Wow! It's the middle of December already! I am unusually busy this year, with a great mix of projects. I just got back from painting this mural in a clinic in St. Cloud, Minnesota. It is in their new Meditation Room. The staff got to choose from several samples, and many of them checked in to see it while it was underway. I am often asked if it bothers me to be watched or interrupted, to which I reply, "If I wanted to work all by myself, I could stay home in my studio and make gallery art."




The truth of it, is that I like to take some of the mystique out of the artistic process. People say I am so talented, and if art talent is a genetic thing, then I come from a good gene pool, but painting is something I didn't really do until I was a twenty-something sign painter.
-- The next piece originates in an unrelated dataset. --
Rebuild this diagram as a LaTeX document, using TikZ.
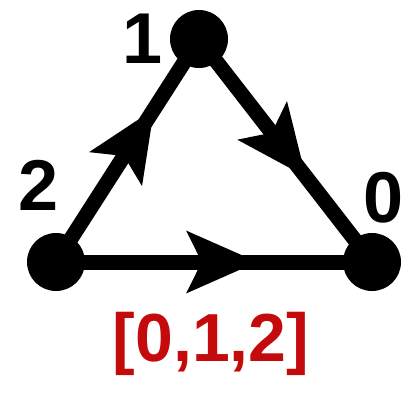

I learned a lot of drawing and calligraphy skills from my high school art teacher, but only did a few paintings, and mostly in poster style. He never saw a talent for landscape painting in me, and it wasn't until I needed to do illustrations on signs that I began to teach myself to paint. The point is, I don't think painting is as much an inborn talent, as it is a skill developed through practice, based on good drawing skills, which I know can be taught.




Pick up a copy of Betty Edwards' book, Drawing on the Right Side of the Brain, and do the lessons. Ten to thirty minutes each day, and you will find that drawing is simply learning to see things as they truly appear (do not even mention your lack of stick-figure ability, unless you are wanting to learn to draw stick figures.) I have learned from this book, and taught from it, so I know it works. Once you learn to draw, painting is a matter of experimentation. If you don't know where to start experimenting, Bob Ross, though gone from this world, is still available on video through art, craft and book stores. His techniques, combined with seeing skills will make anyone successful.




If you think you aren't creative, or don't have time to be, there's even a book for that. Pick up a copy of The Artist's Way, by Julia Cameron, and see what's really behind many a functioning artists "talent". There was a time in my life when my only creative outlets were a job in advertising, and the clothes and make-up I wore to that job. I was cute and I was successful, but I wasn't really creatively fulfilled. I first did the twelve weeks of Artist's Way in '92, and have used the techniques, mostly a lot of list-making and time-finding skills, continually since then. I am doing the full course for the third time right now, but with a group, this time. It's a great tool for self-discovery, and intended for anyone who wants a more creative life, not just "Capital A" artists.




Maybe you could put these on your wish-list for Christmas this year, and then as a New Year's resolution, you could resolve to give them a chance. Do the Artist's Way, first, and you will find that it will create time for you to do all the important things, including those creative things that you keep putting on the back burner. This is Someday. Wow. Isn't this some day?! Make it joyful!